# Limits of n!/a^n and n!/n^n

1. Sep 18, 2006

### MathematicalPhysicist

i forgot how to prove that lim n!/a^n=0 lim n!/n^n=0 as n appraoches infinity.(a>1)
i mean obviously i need to use the sandwich theorem:
0<=n!/a^n
0<=n!/n^n
but im haviing difficulty to find a good upper bound to use the theorem.
in the first case i thought to use the inequality:
a=1+h (h>0) (1+h)^n>=hn
and thus n!/a^n=n!/(1+h)^n<=n!/(hn)=(n-1)!/h
but it doesnt work.

2. Sep 18, 2006

### StatusX

n!/a^n -> infinity as n -> infinity, and for the other one, compare it to 1/n.

3. Sep 18, 2006

### MathematicalPhysicist

how should i compare it to 1/n?
i mean n!/n^n<=n!/n but this doesnt help.
as for n!/a^n i need to show that for every constant, there exists n0 such that for every n>=n0 n!/a^n>=M, but how do i choose the constant M?
i think that i need to use the substitution a=1+h where h>0 but i dont see how it will get me to have a constant.

4. Sep 18, 2006

### StatusX

Try expanding out n!/n^n and see if you get any ideas. For the other one, look at the ratio of successive terms.

5. Sep 18, 2006

### MathematicalPhysicist

then if i write:
n!/n^n=(n/n)(n-1)/n)...(1/n)
lim n/n=1
lim (n-1)/n=1
.
.
.
lim 1/n=0
and thus lim n!/n^n is 0, right?

about the other one, im quite sure i cant use here delambert criterion for convergence because it follows only for sums.
anyway, (n+1)!/a^(n+1)*(a^n)/n!=(n+1)/a
so if we let: b_n=n!/a^n then b_n+1/b_n=(n+1)/a, then this fraction diverges, and it means that b_n+1/b_n>=M for every constant M>0
b_n+1>=Mb_n or b_n>=Mb_n-1
but now i need to show that b_n is bigger than some constant which doesnt depend on b_n-1, how do i do it?
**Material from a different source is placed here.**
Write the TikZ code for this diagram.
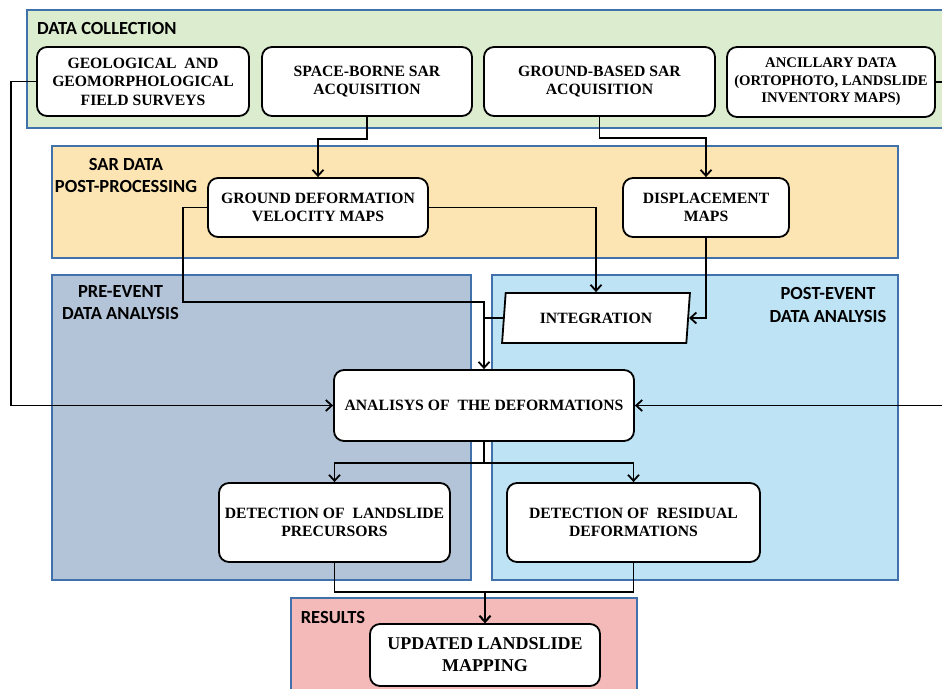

btw, for 0<a<1 it converges doesnt it?

6. Sep 18, 2006

### StatusX

Does that look right? What do you have in the in between region marked by ...? (don't try to answer this). And you should know better than to break up a limit into limits of factors like that. Like I said at the beginning, just try to bound the sequence above.

If the ratio between terms gets bigger than some r>1, you can bound the sequence below by the divergent sequence a*r^n for the right choice of a.

No, it diverges faster.

Last edited: Sep 18, 2006
7. Sep 18, 2006

### dextercioby

Use Stirling's approximation formula.

Daniel.

8. Sep 18, 2006

### MathematicalPhysicist

but b_n+1/b_n=n+1/a>n/a
but n/a isnt a constant, shouldnt r be a constant?

n!/n^n=(n/n)(n-1/n)...(1/n)=1(1-1/n)(1-2/n)....(1/n)<=1*1*1...*1*1/n
is this correct?

9. Sep 18, 2006

### StatusX

Don't set r=n/a, set r to any number greater than 1. Then eventually the original series will start growing faster than the geometric series a*r^n, and so after some n it will overtake it. This is true for any a, but if you pick a and r right you can make finding the n easier. Your answer to the second one looks right now.

10. Sep 18, 2006

### MathematicalPhysicist

so if r=2 then b_n+1/b_n>=2.
but i dont understand how from b_n+1/b_n>=2=r i can conclude that
"... Then eventually the original series will start growing faster than the geometric series a*r^n...", why is that?

11. Sep 18, 2006

### StatusX

The ratio between successive terms in the sequence a*r^n is just r. Intuitively, if the ratio between successive terms in one sequence is greater than in another, it is growing faster. Of course, you need to prove this, and induction is one way (start at the point the faster growing series first overtakes the other, and then show it remains greater than it after this point).

12. Sep 18, 2006

### MathematicalPhysicist

but then, shouldnt i be setting a to a specific number, and i have here for any a constant, wouldn't the choice of a will impact the generality of the proof?

13. Sep 18, 2006

### StatusX

If a is larger it will just take longer for the faster growing series to overtake the slower one, but it will happen eventually.

Find the point where the ratio between consecutive terms first becomes greater than 1. If the ratio is r here, then the ratio is greater than r for all terms after this point. Now if you have a geometric sequence a*r^n, try to pick a so that you can easily compare these two series after this point.